:: DATASET EXCERPT ::
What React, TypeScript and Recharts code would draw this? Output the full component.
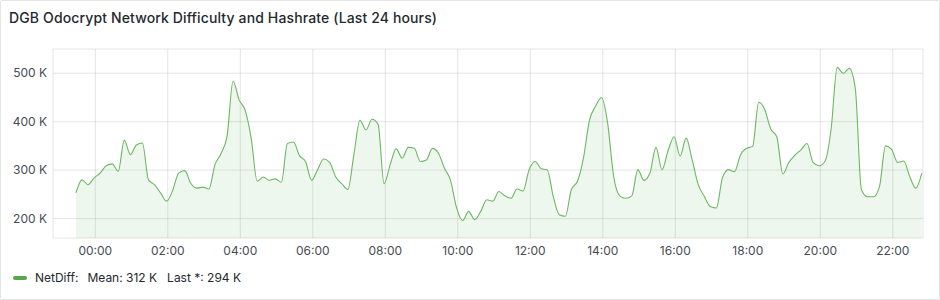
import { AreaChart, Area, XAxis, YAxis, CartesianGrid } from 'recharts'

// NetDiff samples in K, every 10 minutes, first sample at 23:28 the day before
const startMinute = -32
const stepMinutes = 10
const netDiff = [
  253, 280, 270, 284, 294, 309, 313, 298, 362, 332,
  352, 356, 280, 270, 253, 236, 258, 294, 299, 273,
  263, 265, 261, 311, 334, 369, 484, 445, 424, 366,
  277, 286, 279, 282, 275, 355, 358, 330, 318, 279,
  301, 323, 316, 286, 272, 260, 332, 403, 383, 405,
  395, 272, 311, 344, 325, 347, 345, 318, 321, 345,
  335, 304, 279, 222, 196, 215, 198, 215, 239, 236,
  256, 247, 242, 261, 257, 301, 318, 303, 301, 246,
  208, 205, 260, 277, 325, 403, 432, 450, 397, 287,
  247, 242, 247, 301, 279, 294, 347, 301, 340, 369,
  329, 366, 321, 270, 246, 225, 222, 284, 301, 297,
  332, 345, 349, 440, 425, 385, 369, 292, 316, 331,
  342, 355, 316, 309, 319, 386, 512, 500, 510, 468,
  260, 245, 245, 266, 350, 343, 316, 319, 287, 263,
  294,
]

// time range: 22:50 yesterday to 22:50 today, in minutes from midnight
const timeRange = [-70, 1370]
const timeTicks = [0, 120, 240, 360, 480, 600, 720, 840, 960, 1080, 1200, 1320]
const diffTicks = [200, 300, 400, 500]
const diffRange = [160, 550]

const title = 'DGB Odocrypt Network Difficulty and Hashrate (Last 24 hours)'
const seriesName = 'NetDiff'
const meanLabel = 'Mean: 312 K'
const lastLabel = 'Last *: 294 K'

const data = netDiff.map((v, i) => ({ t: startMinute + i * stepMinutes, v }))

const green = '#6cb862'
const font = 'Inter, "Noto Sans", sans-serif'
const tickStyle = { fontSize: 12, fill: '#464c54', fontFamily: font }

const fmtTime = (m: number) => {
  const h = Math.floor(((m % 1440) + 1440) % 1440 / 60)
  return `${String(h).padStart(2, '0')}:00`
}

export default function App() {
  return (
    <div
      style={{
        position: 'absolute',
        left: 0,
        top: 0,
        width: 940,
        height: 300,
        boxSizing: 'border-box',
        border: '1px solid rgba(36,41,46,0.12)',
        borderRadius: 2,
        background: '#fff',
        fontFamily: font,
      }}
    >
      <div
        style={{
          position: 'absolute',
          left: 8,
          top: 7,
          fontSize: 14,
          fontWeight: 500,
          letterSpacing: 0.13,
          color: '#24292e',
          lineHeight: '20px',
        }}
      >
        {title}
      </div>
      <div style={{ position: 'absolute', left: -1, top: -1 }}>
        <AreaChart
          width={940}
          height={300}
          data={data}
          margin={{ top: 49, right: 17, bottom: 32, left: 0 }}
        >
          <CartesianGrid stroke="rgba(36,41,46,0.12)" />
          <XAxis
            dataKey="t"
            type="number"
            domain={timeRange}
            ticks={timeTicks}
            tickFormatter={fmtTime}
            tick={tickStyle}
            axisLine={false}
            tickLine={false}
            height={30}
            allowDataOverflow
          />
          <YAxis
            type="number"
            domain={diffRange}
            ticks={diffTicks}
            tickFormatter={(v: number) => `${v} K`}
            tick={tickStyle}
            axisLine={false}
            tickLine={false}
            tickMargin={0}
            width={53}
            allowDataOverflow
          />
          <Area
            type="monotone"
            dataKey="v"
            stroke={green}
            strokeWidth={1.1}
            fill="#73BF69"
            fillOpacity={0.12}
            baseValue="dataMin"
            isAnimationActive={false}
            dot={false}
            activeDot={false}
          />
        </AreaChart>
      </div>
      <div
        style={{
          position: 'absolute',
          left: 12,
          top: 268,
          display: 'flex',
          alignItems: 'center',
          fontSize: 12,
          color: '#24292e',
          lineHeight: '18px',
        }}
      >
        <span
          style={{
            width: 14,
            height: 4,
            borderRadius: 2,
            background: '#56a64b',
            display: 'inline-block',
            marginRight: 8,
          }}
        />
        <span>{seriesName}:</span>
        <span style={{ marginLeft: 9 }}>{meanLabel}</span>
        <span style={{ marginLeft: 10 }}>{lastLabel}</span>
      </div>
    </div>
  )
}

:: OBJECTIVE ::
Leave out the pictures and output the rest of the material exactly as written.

:: EXERCISE RESPONSE ::
What React, TypeScript and Recharts code would draw this? Output the full component.
import { AreaChart, Area, XAxis, YAxis, CartesianGrid } from 'recharts'

// NetDiff samples in K, every 10 minutes, first sample at 23:28 the day before
const startMinute = -32
const stepMinutes = 10
const netDiff = [
  253, 280, 270, 284, 294, 309, 313, 298, 362, 332,
  352, 356, 280, 270, 253, 236, 258, 294, 299, 273,
  263, 265, 261, 311, 334, 369, 484, 445, 424, 366,
  277, 286, 279, 282, 275, 355, 358, 330, 318, 279,
  301, 323, 316, 286, 272, 260, 332, 403, 383, 405,
  395, 272, 311, 344, 325, 347, 345, 318, 321, 345,
  335, 304, 279, 222, 196, 215, 198, 215, 239, 236,
  256, 247, 242, 261, 257, 301, 318, 303, 301, 246,
  208, 205, 260, 277, 325, 403, 432, 450, 397, 287,
  247, 242, 247, 301, 279, 294, 347, 301, 340, 369,
  329, 366, 321, 270, 246, 225, 222, 284, 301, 297,
  332, 345, 349, 440, 425, 385, 369, 292, 316, 331,
  342, 355, 316, 309, 319, 386, 512, 500, 510, 468,
  260, 245, 245, 266, 350, 343, 316, 319, 287, 263,
  294,
]

// time range: 22:50 yesterday to 22:50 today, in minutes from midnight
const timeRange = [-70, 1370]
const timeTicks = [0, 120, 240, 360, 480, 600, 720, 840, 960, 1080, 1200, 1320]
const diffTicks = [200, 300, 400, 500]
const diffRange = [160, 550]

const title = 'DGB Odocrypt Network Difficulty and Hashrate (Last 24 hours)'
const seriesName = 'NetDiff'
const meanLabel = 'Mean: 312 K'
const lastLabel = 'Last *: 294 K'

const data = netDiff.map((v, i) => ({ t: startMinute + i * stepMinutes, v }))

const green = '#6cb862'
const font = 'Inter, "Noto Sans", sans-serif'
const tickStyle = { fontSize: 12, fill: '#464c54', fontFamily: font }

const fmtTime = (m: number) => {
  const h = Math.floor(((m % 1440) + 1440) % 1440 / 60)
  return `${String(h).padStart(2, '0')}:00`
}

export default function App() {
  return (
    <div
      style={{
        position: 'absolute',
        left: 0,
        top: 0,
        width: 940,
        height: 300,
        boxSizing: 'border-box',
        border: '1px solid rgba(36,41,46,0.12)',
        borderRadius: 2,
        background: '#fff',
        fontFamily: font,
      }}
    >
      <div
        style={{
          position: 'absolute',
          left: 8,
          top: 7,
          fontSize: 14,
          fontWeight: 500,
          letterSpacing: 0.13,
          color: '#24292e',
          lineHeight: '20px',
        }}
      >
        {title}
      </div>
      <div style={{ position: 'absolute', left: -1, top: -1 }}>
        <AreaChart
          width={940}
          height={300}
          data={data}
          margin={{ top: 49, right: 17, bottom: 32, left: 0 }}
        >
          <CartesianGrid stroke="rgba(36,41,46,0.12)" />
          <XAxis
            dataKey="t"
            type="number"
            domain={timeRange}
            ticks={timeTicks}
            tickFormatter={fmtTime}
            tick={tickStyle}
            axisLine={false}
            tickLine={false}
            height={30}
            allowDataOverflow
          />
          <YAxis
            type="number"
            domain={diffRange}
            ticks={diffTicks}
            tickFormatter={(v: number) => `${v} K`}
            tick={tickStyle}
            axisLine={false}
            tickLine={false}
            tickMargin={0}
            width={53}
            allowDataOverflow
          />
          <Area
            type="monotone"
            dataKey="v"
            stroke={green}
            strokeWidth={1.1}
            fill="#73BF69"
            fillOpacity={0.12}
            baseValue="dataMin"
            isAnimationActive={false}
            dot={false}
            activeDot={false}
          />
        </AreaChart>
      </div>
      <div
        style={{
          position: 'absolute',
          left: 12,
          top: 268,
          display: 'flex',
          alignItems: 'center',
          fontSize: 12,
          color: '#24292e',
          lineHeight: '18px',
        }}
      >
        <span
          style={{
            width: 14,
            height: 4,
            borderRadius: 2,
            background: '#56a64b',
            display: 'inline-block',
            marginRight: 8,
          }}
        />
        <span>{seriesName}:</span>
        <span style={{ marginLeft: 9 }}>{meanLabel}</span>
        <span style={{ marginLeft: 10 }}>{lastLabel}</span>
      </div>
    </div>
  )
}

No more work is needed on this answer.